__WRITTEN TASK__: Pictures excluded, return the lines below from the first through the line holding "import plotly.graph_objects as go".

__RAW DATA__:

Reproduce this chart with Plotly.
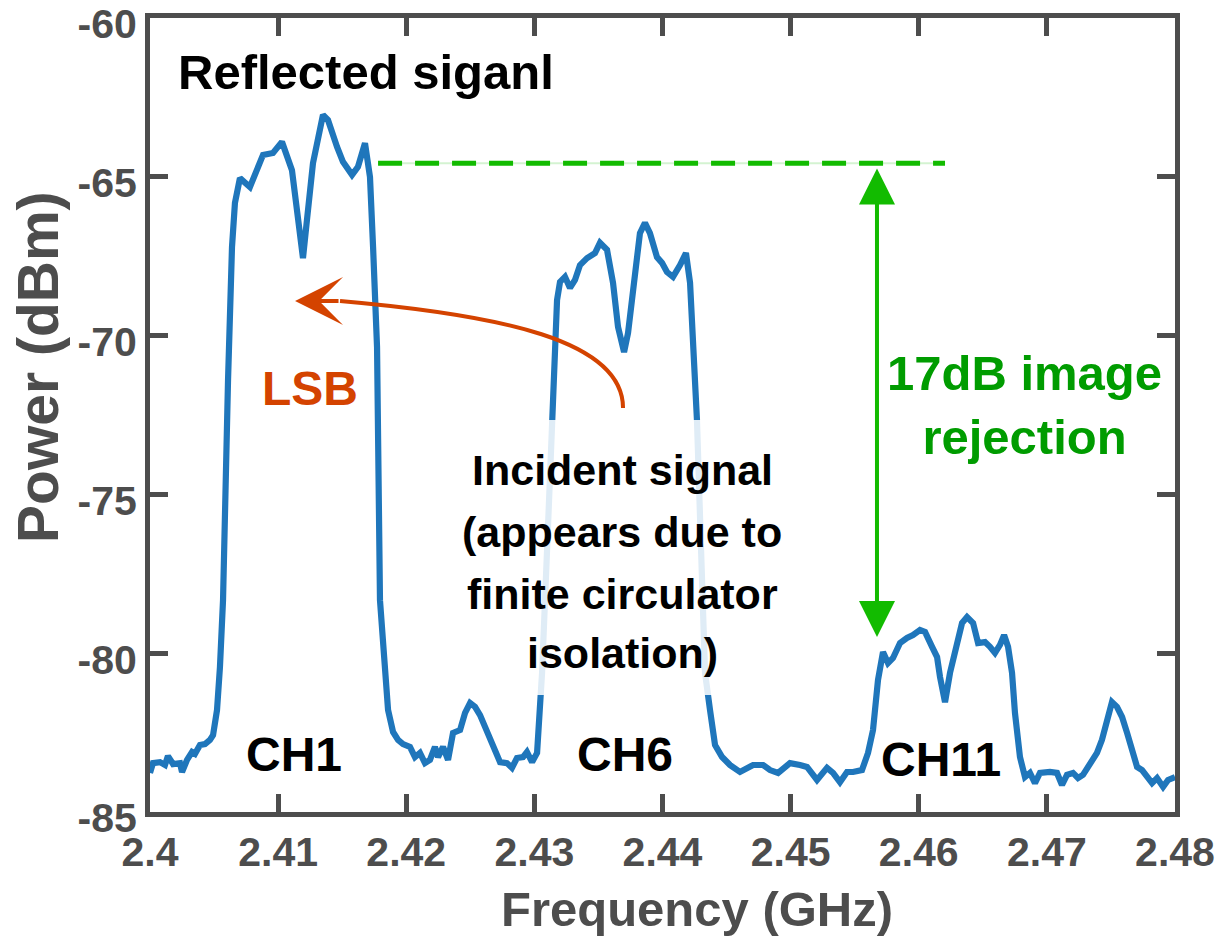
import plotly.graph_objects as go

# ---- data ----
freq_ghz = [2.40000, 2.40023, 2.40078, 2.40117, 2.40140, 2.40180, 2.40234, 2.40250, 2.40289, 2.40328,
            2.40351, 2.40390, 2.40429, 2.40468, 2.40492, 2.40523, 2.40546, 2.40570, 2.40609, 2.40640,
            2.40663, 2.40702, 2.40780, 2.40820, 2.40882, 2.40960, 2.41030, 2.41108, 2.41155, 2.41194,
            2.41225, 2.41272, 2.41350, 2.41389, 2.41460, 2.41506, 2.41577, 2.41623, 2.41678, 2.41717,
            2.41741, 2.41772, 2.41795, 2.41858, 2.41897, 2.41936, 2.41975, 2.42029, 2.42068, 2.42107,
            2.42146, 2.42185, 2.42224, 2.42248, 2.42287, 2.42326, 2.42365, 2.42420, 2.42459, 2.42498,
            2.42537, 2.42576, 2.42615, 2.42654, 2.42693, 2.42732, 2.42786, 2.42825, 2.42864, 2.42911,
            2.42942, 2.42982, 2.43021, 2.43044, 2.43060, 2.43099, 2.43145, 2.43177, 2.43200, 2.43239,
            2.43278, 2.43317, 2.43356, 2.43411, 2.43473, 2.43512, 2.43567, 2.43614, 2.43653, 2.43700,
            2.43731, 2.43785, 2.43824, 2.43863, 2.43902, 2.43957, 2.43996, 2.44035, 2.44082, 2.44137,
            2.44183, 2.44215, 2.44238, 2.44269, 2.44301, 2.44332, 2.44371, 2.44410, 2.44465, 2.44527,
            2.44605, 2.44660, 2.44707, 2.44785, 2.44839, 2.44902, 2.44995, 2.45073, 2.45128, 2.45206,
            2.45284, 2.45331, 2.45385, 2.45440, 2.45487, 2.45557, 2.45604, 2.45643, 2.45682, 2.45721,
            2.45760, 2.45799, 2.45854, 2.45908, 2.45955, 2.46010, 2.46049, 2.46104, 2.46143, 2.46166,
            2.46205, 2.46244, 2.46299, 2.46338, 2.46377, 2.46424, 2.46463, 2.46517, 2.46556, 2.46595,
            2.46634, 2.46666, 2.46697, 2.46728, 2.46751, 2.46790, 2.46829, 2.46868, 2.46907, 2.46946,
            2.47024, 2.47079, 2.47118, 2.47157, 2.47204, 2.47243, 2.47282, 2.47337, 2.47391, 2.47430,
            2.47469, 2.47508, 2.47547, 2.47587, 2.47626, 2.47665, 2.47704, 2.47743, 2.47782, 2.47821,
            2.47860, 2.47907, 2.47946, 2.48000]
power_dbm = [-83.77, -83.46, -83.43, -83.52, -83.24, -83.49, -83.46, -83.74, -83.36, -83.11,
             -83.17, -82.89, -82.86, -82.73, -82.58, -81.79, -80.43, -78.33, -71.40, -67.21,
             -65.82, -65.04, -65.32, -64.88, -64.31, -64.25, -63.90, -64.79, -66.14, -67.56,
             -66.36, -64.57, -63.05, -63.21, -64.06, -64.53, -64.94, -64.69, -63.94, -65.01,
             -67.21, -70.36, -78.33, -81.79, -82.48, -82.73, -82.86, -82.95, -83.27, -83.14,
             -83.46, -83.36, -82.95, -83.27, -82.95, -83.36, -82.51, -82.42, -81.88, -81.57,
             -81.69, -81.95, -82.32, -82.73, -83.14, -83.43, -83.46, -83.61, -83.30, -83.27,
             -83.11, -83.43, -83.14, -81.47, -80.62, -76.75, -72.66, -68.88, -68.31, -68.15,
             -68.50, -68.25, -67.78, -67.56, -67.40, -67.08, -67.30, -68.34, -69.73, -70.52,
             -69.92, -67.84, -66.77, -66.45, -66.77, -67.53, -67.71, -68.00, -68.15, -67.78,
             -67.40, -68.34, -70.14, -72.66, -76.75, -80.62, -81.79, -82.89, -83.27, -83.52,
             -83.74, -83.61, -83.52, -83.52, -83.68, -83.77, -83.46, -83.52, -83.58, -83.99,
             -83.61, -83.77, -84.06, -83.74, -83.74, -83.68, -83.14, -82.42, -80.84, -79.96,
             -80.31, -80.15, -79.68, -79.52, -79.43, -79.27, -79.33, -79.80, -80.12, -80.75,
             -81.54, -80.62, -79.58, -79.05, -78.86, -79.05, -79.68, -79.65, -79.80, -79.99,
             -79.74, -79.43, -79.80, -80.62, -81.88, -83.27, -83.90, -83.77, -84.09, -83.77,
             -83.74, -83.77, -84.15, -83.83, -83.77, -83.93, -83.83, -83.52, -83.14, -82.73,
             -82.20, -81.54, -81.69, -82.01, -82.51, -83.14, -83.58, -83.68, -83.93, -84.09,
             -83.93, -84.21, -83.99, -83.90]

x_ticks = [2.40, 2.41, 2.42, 2.43, 2.44, 2.45, 2.46, 2.47, 2.48]
x_tick_labels = ["2.4", "2.41", "2.42", "2.43", "2.44", "2.45", "2.46", "2.47", "2.48"]
y_ticks = [-85, -80, -75, -70, -65, -60]
y_tick_labels = ["-85", "-80", "-75", "-70", "-65", "-60"]

# annotation anchors (data units)
ref_level = -64.57          # dashed reference level
rej_top, rej_bottom = -64.69, -79.49
rej_x = 2.45674
dash_x = [2.41780, 2.46205]
channel_labels = ["CH1", "CH6", "CH11"]
channel_x = [2.41124, 2.43707, 2.46174]
channel_y = [-83.20, -83.20, -83.36]
incident_lines = ["Incident signal", "(appears due to", "finite circulator", "isolation)"]
incident_x = 2.43684
incident_y = [-74.23, -76.18, -78.13, -80.00]
incident_box_x = [2.42381, 2.44995]
incident_box_y = [-81.32, -72.66]

# ---- styles ----
AX = "#4d4d4d"
BLUE = "#1f76bb"
GREEN = "#12bb00"
GREEN_TXT = "#009c00"
ORANGE = "#d44300"
FONT = "Arial, Liberation Sans, sans-serif"

fig = go.Figure()

# faint guide under dashed line
fig.add_trace(go.Scatter(x=dash_x, y=[ref_level, ref_level], mode="lines",
                         line=dict(color="rgba(18,187,0,0.18)", width=2),
                         hoverinfo="skip", showlegend=False))
fig.add_trace(go.Scatter(x=dash_x, y=[ref_level, ref_level], mode="lines",
                         line=dict(color=GREEN, width=5, dash="24px,13px"),
                         hoverinfo="skip", showlegend=False))

fig.add_trace(go.Scatter(x=freq_ghz, y=power_dbm, mode="lines",
                         line=dict(color=BLUE, width=6.2), showlegend=False))

# translucent white box behind the "Incident signal" text
fig.add_shape(type="rect", xref="x", yref="y", layer="above",
              x0=incident_box_x[0], x1=incident_box_x[1],
              y0=incident_box_y[0], y1=incident_box_y[1],
              fillcolor="rgba(255,255,255,0.86)", line=dict(width=0))

# orange curved arrow
fig.add_shape(type="path", xref="x", yref="y",
              path="M 2.43692,-72.28 C 2.43692,-70.14 2.42732,-69.35 2.41483,-68.91",
              line=dict(color=ORANGE, width=4))
fig.add_annotation(x=2.41132, y=-68.91, ax=2.41483, ay=-68.91, axref="x", ayref="y",
                   xref="x", yref="y", text="", showarrow=True, arrowhead=3,
                   arrowsize=2.0, arrowwidth=4, arrowcolor=ORANGE)

# green double arrow
fig.add_annotation(x=rej_x, y=rej_bottom, ax=rej_x, ay=rej_top, axref="x", ayref="y",
                   xref="x", yref="y", text="", showarrow=True, arrowside="end+start",
                   arrowhead=2, startarrowhead=2, arrowsize=1.8, startarrowsize=1.8,
                   arrowwidth=4, arrowcolor=GREEN)

def txt(x, y, s, size, color="black", xanchor="center"):
    fig.add_annotation(x=x, y=y, xref="x", yref="y", text=s, showarrow=False,
                       xanchor=xanchor, yanchor="middle", align="center",
                       font=dict(family=FONT, size=size, color=color, weight="bold"))

txt(2.40200, -61.70, "Reflected siganl", 49, xanchor="left")
txt(2.41249, -71.65, "LSB", 48, color=ORANGE)
for line, ly in zip(incident_lines, incident_y):
    txt(incident_x, ly, line, 43)
for lab, cx, cy in zip(channel_labels, channel_x, channel_y):
    txt(cx, cy, lab, 48)
txt(2.46829, -72.19, "17dB image<br>rejection", 49, color=GREEN_TXT)

# axis titles placed as in the reference (slightly off-centre)
fig.add_annotation(xref="paper", yref="paper", x=0.5337, y=-0.1225, text="Frequency (GHz)",
                   showarrow=False, xanchor="center", yanchor="middle",
                   font=dict(family=FONT, size=49, color=AX, weight="bold"))
fig.add_annotation(xref="paper", yref="paper", x=-0.1093, y=0.5605, text="Power (dBm)",
                   showarrow=False, xanchor="center", yanchor="middle", textangle=-90,
                   font=dict(family=FONT, size=57, color=AX, weight="bold"))

fig.update_layout(
    width=1229, height=937,
    margin=dict(l=150, r=54, t=18, b=125, autoexpand=False),
    paper_bgcolor="white", plot_bgcolor="white",
    showlegend=False,
)
fig.update_xaxes(range=[2.4, 2.48], tickvals=x_ticks, ticktext=x_tick_labels,
                 showgrid=False, zeroline=False, showline=True, linecolor=AX, linewidth=5,
                 mirror="ticks", ticks="inside", ticklen=18, tickwidth=5, tickcolor=AX,
                 ticklabeloverflow="allow", automargin=False,
                 tickfont=dict(family=FONT, size=41, color=AX, weight="bold"))
fig.update_yaxes(range=[-85, -60], tickvals=y_ticks, ticktext=y_tick_labels,
                 showgrid=False, zeroline=False, showline=True, linecolor=AX, linewidth=5,
                 mirror="ticks", ticks="inside", ticklen=18, tickwidth=5, tickcolor=AX,
                 ticklabeloverflow="allow", automargin=False, ticklabelshift=6,
                 tickfont=dict(family=FONT, size=41, color=AX, weight="bold"))

fig.write_html("out.html", config={"displayModeBar": False},
               post_script="document.body.style.margin='0';")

__SOLUTION FOR THIS PROBLEM__:
Reproduce this chart with Plotly.
import plotly.graph_objects as go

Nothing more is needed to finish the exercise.